Light Space & Time Online Art Gallery is extremely pleased to announce that Cherie Lee has been named as the Gallery’s new featured artist and she will now be promoted by the gallery for the next 14 days in the gallery’s Artist Showcase.
Cherie is an award-winning artist based in New Jersey, USA. Cherie was selected as 1 of the top twelve finalists in the gallery’s 17th Solo Art Exhibition Series. The placement in this competition qualified her art to be showcased in this feature.
Cherie’s Artist Showcase feature will be promoted to over 350+ major news outlets, with inclusion on Google News & Bing News. In addition, the gallery will also be featuring and promoting her artwork in the gallery’s various social media networks for further exposure.
Below are Cherie’s Artist Biography, Artist Statement and 5 images that were submitted to this competition.
Artist Biography
Cherie Lee is a self-taught Philadelphia-born artist who utilizes high-speed rotary equipment to reduce genuine ostrich eggshells to small-scale sculptures appreciating, and testing, the limits of faculty and frailty. Whether her subject matter be ecological, sociological or anthropological, she unites substance and subject, gingerly evoking one basic concept: what you have is fragile, no matter its strength.
Having grown up suburban-poor, her earliest materials were found objects in nature and readily available household items, predominantly paper. These early works resulted most often in two distinct styles: elaborate dimensional paper sculptures that are white-on-white plays of light and shadow, or detailed, flat black paper-cuts. Both styles notable for what they lack, or what's been taken away; a concept she hopes might foster a more solid appreciation for what *is* there.
Shortly after recognizing the humble chicken egg as the ideal 4-dimensional 'canvas' by dint of accident and ignorance, she stumbled upon where those styles merged. This intersection created a new path, and eggshells became her primary medium of choice, with the common household Dremel® as her sole, yet very limiting, tool.
With the advent of the internet, her practice expanded and deepened beyond her own expectations, and soon emu, rhea and ostrich eggs became the predominant objective. Immediately upon learning of dental drills as a carving tool, she saw the direction she wanted to go, and never quite lost sight of it.

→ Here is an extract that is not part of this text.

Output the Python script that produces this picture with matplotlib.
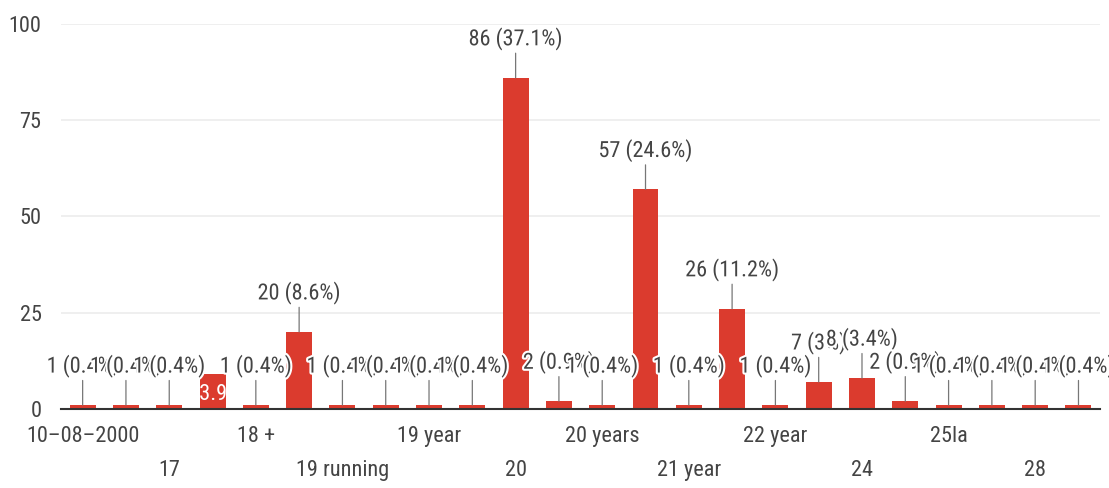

What promised to be an auspicious career-start instead signaled her career's end. Even as one of her earliest pieces was being accepted to the United States White House Permanent Collection, a tragic death close-at-hand was triggering an emotional breakdown in the family, ultimately resulting in the artist sustaining a debilitating injury, further contributing to the household's dissolution. Thus evolved a permanently disabled single mother of two young boys, for whom 25 years would pass before she ever laid hands or eyes on that recently discovered dental drill.

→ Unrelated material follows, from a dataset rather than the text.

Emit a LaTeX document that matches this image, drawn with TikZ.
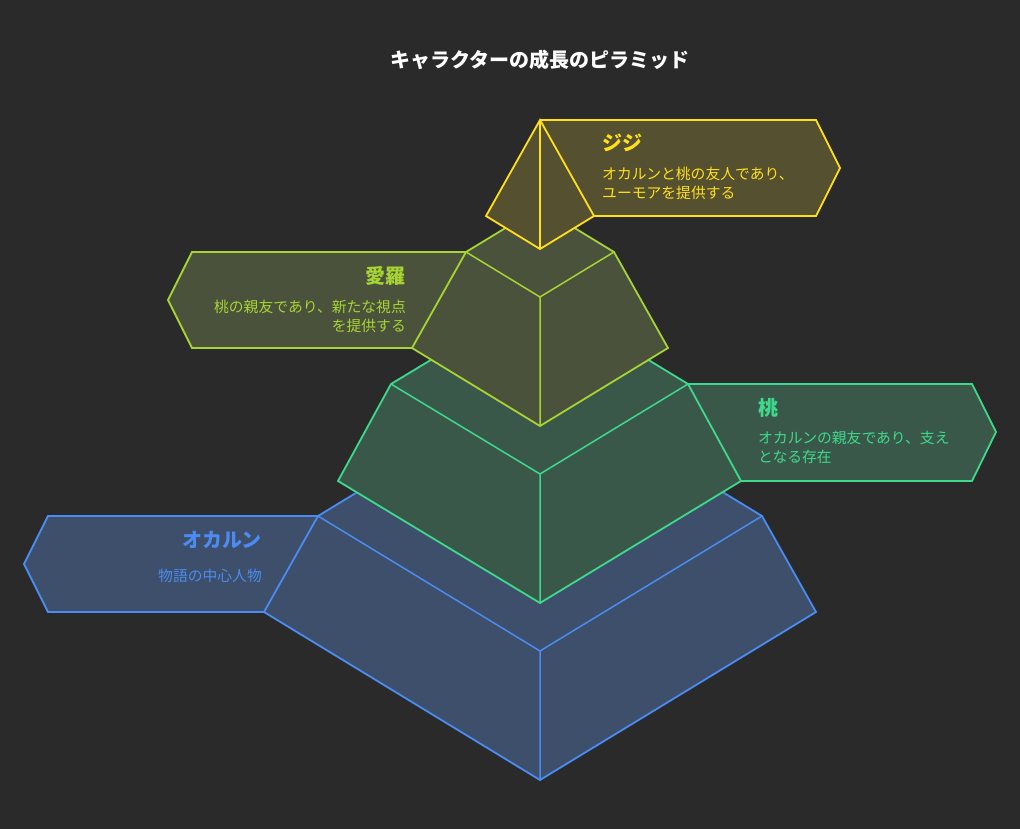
\documentclass[tikz,border=0pt]{standalone}
\usepackage{fontspec}
\setmainfont{Noto Sans CJK JP}
\definecolor{bg}{HTML}{2A2A2A}
\definecolor{bluec}{HTML}{4A8CF2}
\definecolor{bluef}{HTML}{3D4F6B}
\definecolor{greenc}{HTML}{3ED98C}
\definecolor{greenf}{HTML}{3A5849}
\definecolor{limec}{HTML}{A6D433}
\definecolor{limef}{HTML}{4B523C}
\definecolor{yelc}{HTML}{FFE019}
\definecolor{yelf}{HTML}{555030}
\tikzset{
  edge/.style={line width=1.8pt, line join=miter},
  inner/.style={line width=1.5pt},
  ttl/.style={font=\bfseries\fontsize{20}{24}\selectfont, inner sep=0pt},
  dsc/.style={font=\fontsize{14.8}{19}\selectfont, inner sep=0pt},
}
\begin{document}
\begin{tikzpicture}[x=1pt,y=-1pt]
\fill[bg] (0,0) rectangle (1020,829);
\useasboundingbox (0,0) rectangle (1020,829);

\node[font=\bfseries\fontsize{20}{24}\selectfont, text=white, inner sep=0pt] (title) at (540,60) {キャラクターの成長のピラミッド};

% ---------- blue level ----------
\coordinate (bL) at (318,516); \coordinate (bB) at (540,381); \coordinate (bR) at (762,516);
\coordinate (bF) at (540,651); \coordinate (bBL) at (264,612); \coordinate (bBR) at (816,612);
\coordinate (bBF) at (540,780);
\coordinate (bx1) at (48,516); \coordinate (bx2) at (24,564); \coordinate (bx3) at (48,612);
\fill[bluef] (bL) -- (bx1) -- (bx2) -- (bx3) -- (bBL) -- cycle;
\draw[bluec, edge] (bL) -- (bx1) -- (bx2) -- (bx3) -- (bBL);
\filldraw[fill=bluef, draw=bluec, edge] (bL) -- (bB) -- (bR) -- (bBR) -- (bBF) -- (bBL) -- cycle;
\draw[bluec, inner] (bL) -- (bF) -- (bR) (bF) -- (bBF);

% ---------- green level ----------
\coordinate (gL) at (391,384); \coordinate (gB) at (540,294); \coordinate (gR) at (688,384);
\coordinate (gF) at (540,474); \coordinate (gBL) at (338,481); \coordinate (gBR) at (741,481);
\coordinate (gBF) at (540,603);
\coordinate (gx1) at (972,384); \coordinate (gx2) at (996,432); \coordinate (gx3) at (972,481);
\fill[greenf] (gR) -- (gx1) -- (gx2) -- (gx3) -- (gBR) -- cycle;
\draw[greenc, edge] (gR) -- (gx1) -- (gx2) -- (gx3) -- (gBR);
\filldraw[fill=greenf, draw=greenc, edge] (gL) -- (gB) -- (gR) -- (gBR) -- (gBF) -- (gBL) -- cycle;
\draw[greenc, inner] (gL) -- (gF) -- (gR) (gF) -- (gBF);

% ---------- lime level ----------
\coordinate (yL) at (466,252); \coordinate (yB) at (540,207); \coordinate (yR) at (614,252);
\coordinate (yF) at (540,297); \coordinate (yBL) at (412,348); \coordinate (yBR) at (668,348);
\coordinate (yBF) at (540,426);
\coordinate (yx1) at (192,252); \coordinate (yx2) at (168,300); \coordinate (yx3) at (192,348);
\fill[limef] (yL) -- (yx1) -- (yx2) -- (yx3) -- (yBL) -- cycle;
\draw[limec, edge] (yL) -- (yx1) -- (yx2) -- (yx3) -- (yBL);
\filldraw[fill=limef, draw=limec, edge] (yL) -- (yB) -- (yR) -- (yBR) -- (yBF) -- (yBL) -- cycle;
\draw[limec, inner] (yL) -- (yF) -- (yR) (yF) -- (yBF);

% ---------- yellow top ----------
\coordinate (tA) at (540,120); \coordinate (tL) at (486,216); \coordinate (tR) at (594,216);
\coordinate (tF) at (540,249);
\coordinate (tx1) at (816,120); \coordinate (tx2) at (840,168); \coordinate (tx3) at (816,216);
\fill[yelf] (tA) -- (tx1) -- (tx2) -- (tx3) -- (tR) -- cycle;
\draw[yelc, edge] (tA) -- (tx1) -- (tx2) -- (tx3) -- (tR);
\filldraw[fill=yelf, draw=yelc, edge] (tA) -- (tR) -- (tF) -- (tL) -- cycle;
\draw[yelc, inner] (tA) -- (tF);

% ---------- texts ----------
\node[ttl, text=yelc, anchor=west] (jiji) at (602,143) {ジジ};
\node[dsc, text=yelc, anchor=north west, align=left] (jijid) at (602,167) {オカルンと桃の友人であり、\\ユーモアを提供する};

\node[ttl, text=limec, anchor=east] (aira) at (406,276) {愛羅};
\node[dsc, text=limec, anchor=north east, align=right] (airad) at (406,300) {桃の親友であり、新たな視点\\を提供する};

\node[ttl, text=greenc, anchor=west] (momo) at (758,408) {桃};
\node[dsc, text=greenc, anchor=north west, align=left] (momod) at (758,431) {オカルンの親友であり、支え\\となる存在};

\node[ttl, text=bluec, anchor=east] (okarun) at (262,540) {オカルン};
\node[dsc, text=bluec, anchor=east] (okarund) at (262,576) {物語の中心人物};
\end{tikzpicture}
\end{document}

The creative suspension was broken by the next significant life-disruption, marked by a tumultuous upending of hearth and home. This forced re-formation spurred the full-fledged return to her craft, with a compelling intent to master her medium. By October of 2018, she obtained her long-desired dental drill, and set to work with diligence. She is only now recognizing her own under-estimation of the medium, as well as her own skills, and is looking forward to seeing just how far she can push them.
Her interest and investigations into disability, poverty and homelessness come from a personal place, and her current path explores how much can be taken away from something, be it natural, man-made or conceptual, without it breaking.
“However,” she cautions, “if the strength of an eggshell allows me to push it to its furthest limits, its fragility reminds me not to.”
Eggshell sculptor Cherie Lee is looking at what falls between the cracks, and finding beauty and courage there.
Artist Statement
It's a whole new life.
Throughout mankind's history, times of great socio-economic upheaval have heralded exponential leaps in creative and scientific advancement. Not within man's written history has such upheaval occurred on nearly a global scale, en masse. And yet, hovering here on the brink of one of humankind's most transformative eras, we are tasked with re-assessing our values, our beliefs, and even our own capabilities, while protecting and shaping the lives of our future.
As we collectively endure this painful rebirth, we naturally feel battered and bruised, scrambling for safety while trying to hold it all together; or worse: frightened, futile, maybe even defeated. With only a single cell of life itself, please allow me to demonstrate the infinite wonders of possibility. You may even recognize our own vast capacities within.
However ordinary, please don't see anything as mundane.
Wherever the unusual arises, approach it with curiosity.
What you consider to be strong, revere its frailty.
When you see something fragile, appreciate its strength.
For millennia, the small but mighty egg has been a powerful symbol of birth, life and rebirth. Using high-speed rotary equipment, I reduce genuine ostrich eggshells to small, spherical sculptures, which invite you to question what you believed, and find renewed respect for what you believe possible.
Each piece is no larger than 11 inches diameter, and is, itself, a quiet little meditation on our basic assumptions and perceptions.